The fine wine market has always been a blend of passion and performance. For some, the allure lies in the artistry of the vineyard; for others, it’s the steady, tangible returns that make fine wine a compelling alternative asset.
But here’s the perennial question for investors: when is the right time to invest?
In our latest analysis at WineFi, we examined one of the most sought-after segments of the market—red Burgundy—to see how timing influences returns. We compared all red Burgundy wines in our investment universe to the Liv-ex Burgundy 150 index, the sector’s benchmark, and looked for patterns that could guide smarter entry and exit strategies.
The Findings at a Glance
Our data paints a clear picture of how red Burgundy performs at different stages of its lifecycle:

🚫 Don’t buy on release – On average, red Burgundy underperforms its benchmark in the first few years after release. That means paying top prices straight out of the gate often isn’t the best move for returns-focused investors.
🎯 Sweet spot: Year 6 – Performance begins to accelerate around the sixth year—coinciding with the median start of the wine’s drinking window. From here, returns tend to outpace the benchmark.
📈 Outperformance window: Years 6–25 – During this period, red Burgundy has historically delivered impressive relative gains. By year 25, the mean return in our dataset was 1.8x higher than the benchmark.
⚠️ After year 25: A trickier game – Performance tends to plateau, and volatility increases. As bottles become rarer and more valuable, prices can swing sharply in either direction. This aligns with the median end of red Burgundy’s drinking window, when investment and consumption dynamics shift.
Why This Matters for Investors
Fine wine, unlike many asset classes, is both finite and consumable. Every bottle opened reduces supply, creating scarcity—but also introducing unpredictability as remaining stock becomes fragmented across cellars worldwide.
By aligning purchases with a wine’s drinking window, investors can:
Maximise potential upside by entering when market demand is strengthening.
Reduce downside risk by avoiding the softer performance often seen in the early years.
Plan exits strategically before volatility overtakes predictable growth.
The Limits (and Power) of the Data
While this study looks at the mean performance of all red Burgundy wines in our universe, individual results will vary significantly by producer, vintage, and even format (bottle size). Legendary producers like Domaine de la Romanée-Conti may defy these trends altogether, while lesser-known estates might follow them more closely.

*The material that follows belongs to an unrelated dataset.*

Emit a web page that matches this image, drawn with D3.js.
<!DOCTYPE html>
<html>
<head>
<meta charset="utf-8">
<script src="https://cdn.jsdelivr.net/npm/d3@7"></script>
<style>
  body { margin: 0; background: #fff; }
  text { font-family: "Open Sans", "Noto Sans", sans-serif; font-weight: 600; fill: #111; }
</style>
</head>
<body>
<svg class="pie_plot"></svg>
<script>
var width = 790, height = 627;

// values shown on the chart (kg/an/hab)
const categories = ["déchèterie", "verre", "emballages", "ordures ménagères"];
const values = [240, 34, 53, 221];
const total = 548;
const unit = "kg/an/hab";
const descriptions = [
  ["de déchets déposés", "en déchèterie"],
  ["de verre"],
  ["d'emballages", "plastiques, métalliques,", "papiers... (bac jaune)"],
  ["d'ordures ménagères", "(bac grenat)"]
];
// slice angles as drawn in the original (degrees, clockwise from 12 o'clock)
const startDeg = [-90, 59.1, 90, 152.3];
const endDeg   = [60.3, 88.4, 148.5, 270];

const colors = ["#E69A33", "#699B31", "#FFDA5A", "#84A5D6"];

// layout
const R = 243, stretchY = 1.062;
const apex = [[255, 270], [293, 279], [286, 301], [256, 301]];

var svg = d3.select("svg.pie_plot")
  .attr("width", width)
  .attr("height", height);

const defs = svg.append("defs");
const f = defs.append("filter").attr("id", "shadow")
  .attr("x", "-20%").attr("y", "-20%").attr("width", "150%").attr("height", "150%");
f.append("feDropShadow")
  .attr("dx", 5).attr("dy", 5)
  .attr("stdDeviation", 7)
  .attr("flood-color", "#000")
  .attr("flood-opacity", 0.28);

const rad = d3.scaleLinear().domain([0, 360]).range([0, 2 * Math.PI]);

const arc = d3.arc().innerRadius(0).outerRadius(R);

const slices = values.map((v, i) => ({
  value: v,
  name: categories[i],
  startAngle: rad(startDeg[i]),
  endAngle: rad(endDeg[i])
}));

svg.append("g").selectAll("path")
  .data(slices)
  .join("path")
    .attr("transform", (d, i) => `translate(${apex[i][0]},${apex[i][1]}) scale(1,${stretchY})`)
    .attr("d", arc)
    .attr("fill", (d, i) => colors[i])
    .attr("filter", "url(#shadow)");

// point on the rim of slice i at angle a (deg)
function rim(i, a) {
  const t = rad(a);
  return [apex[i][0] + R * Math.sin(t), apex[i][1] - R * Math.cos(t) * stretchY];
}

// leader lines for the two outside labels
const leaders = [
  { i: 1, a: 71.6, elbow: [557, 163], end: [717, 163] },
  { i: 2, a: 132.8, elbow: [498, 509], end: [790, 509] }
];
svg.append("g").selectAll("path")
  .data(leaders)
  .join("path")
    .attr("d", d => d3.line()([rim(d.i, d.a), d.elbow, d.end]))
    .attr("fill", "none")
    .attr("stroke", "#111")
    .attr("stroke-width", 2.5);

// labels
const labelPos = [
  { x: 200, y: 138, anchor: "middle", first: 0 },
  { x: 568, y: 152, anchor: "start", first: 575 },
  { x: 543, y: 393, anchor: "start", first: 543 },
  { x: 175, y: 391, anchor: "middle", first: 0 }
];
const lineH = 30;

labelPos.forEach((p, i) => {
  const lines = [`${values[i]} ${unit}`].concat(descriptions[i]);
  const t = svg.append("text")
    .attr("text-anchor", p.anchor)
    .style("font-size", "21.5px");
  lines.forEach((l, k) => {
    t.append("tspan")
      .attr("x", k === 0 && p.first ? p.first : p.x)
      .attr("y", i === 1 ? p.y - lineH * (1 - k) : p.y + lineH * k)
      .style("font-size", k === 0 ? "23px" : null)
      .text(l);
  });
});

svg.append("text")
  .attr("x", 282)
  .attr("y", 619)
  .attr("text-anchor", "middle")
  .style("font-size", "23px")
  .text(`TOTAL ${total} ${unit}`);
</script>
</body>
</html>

Still, using drinking windows as a timing tool offers a practical framework for making better-informed decisions—especially for investors building diversified portfolios across regions and styles.
Final Pour
The data tells us that patience pays in fine wine investment—particularly in Burgundy. If you can resist the urge to buy on release and instead enter around year six, history suggests you’ll be swimming with the current rather than against it.
In fine wine, as in life, timing is everything. And for Burgundy lovers, that sixth-year mark might just be the moment when the stars—and the corks—align.